- Nickname: Libooyo Somaali
- Motto: Dhoobley ku Dhereg (Fill up the Dhobley)
- Dhobley Location in Somalia.
- Coordinates: 0°24′38″N 41°0′35″E﻿ / ﻿0.41056°N 41.00972°E
- Country: Somalia
- Regional State: Jubaland
- Region: Lower Juba
- District: Dhobley District
- Established: 1970s
- Time zone: UTC+3 (EAT)

= Dhobley (Lower Juba Region) =

Dhobley, formerly known as Liboi-Somalia, is a strategic border town located in south-western Somalia's Lower Juba Region. It is located immediately along the Kenya border. Having been settled only in the 1970s, its strategic location along the border has since made it the second largest city in the Jubaland State after Kismayo, the State capital. It is located about 15 kilometers northeast of the Kenyan city of Liboi, a town of about 100,000 people.

== History ==

The town was established between 1971 and 1974 by a group of pastoralists who settled to rear their livestock.

After the collapse of the central government in 1991, Dhobley saw a large number of Somali refugees heading to Kenya, especially to the refugee camp that was then at Liboi. Dhobley was at that time a transit point for people fleeing the war in the country. In 1993, Dhobley became an official settlement for internally displaced families and residents.

At the beginning of 2007, with the outbreak of the current phase of the Somali Civil War, Kenya largely closed its border with Somalia, fearing the influx of militant Islamists and small arms among the refugees. Thousands of rejected refugees remained in Dhobley under precarious conditions as internally displaced persons. On 3 March 2008, a missile attack launched by U.S. naval forces struck Dhobley, targeting Saleh Ali Saleh Nabhan, an Al-Qaeda activist held responsible for the 1998 embassy bombings in Nairobi. At least four people were killed and 20 injured.

On 3 April 2011, in the Battle of Lower Juba, forces of the Somali transitional government, together with the Raskamboni Movement, captured Dhobley from al-Shabaab, shelling the city in the process. Ten fighters were killed during the attack. In October 2011, the Kenyan military seized control of Dhobley as part of Operation Linda Nchi, after a series of kidnappings, particularly of foreign aid workers. In March 2012, the invading Kenyan forces "rehatted," becoming part of the African Union Mission to Somalia. Since then, the town has been controlled by the Somali government together with foreign forces.
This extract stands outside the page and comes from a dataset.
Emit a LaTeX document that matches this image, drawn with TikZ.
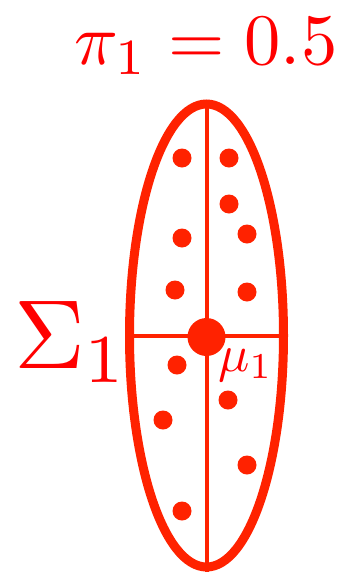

In March 2020, the Somali National Army, together with the Kenya Defence Forces, opened a new military base, the Dhobley Forward Operating Base, on the north side of the town. In May 2024, the Kenya Army Engineers Brigade completed a tarmac road between Dhobley and Afmadow, as part of the African Union Transition Mission in Somalia. An airstrip serving the Dhobley base was overhauled by Kenyan forces in 2025.

== Administrative ==
Dhobley has all the following areas:
- Diif Somali
- Tuulo Barwaaqo
- Deg-ilima
- Tabto
- Sukaylaa
- Daku
- Bilis Qooqaani,
- Kulmis
- Wadajir
- Durdur
- Basro
- Yaraa lafa geri
- Daar daar
- Dhagax
- Laanta Shabaax
and many more.

== Economy ==
The main sources of income in Dhobley are the livestock trade, cross-border trade such as currency exchange, the airport of the city, and the transport tax between the two countries.

== Education ==
Dhobley has 8 schools, three of which are high schools.

== Infrastructure ==
The district is rich in water and has about eight water boreholes and irrigates all the surrounding areas and a large number of livestock who come to the city during the drought in the districts around Dhobley and in the region NFD.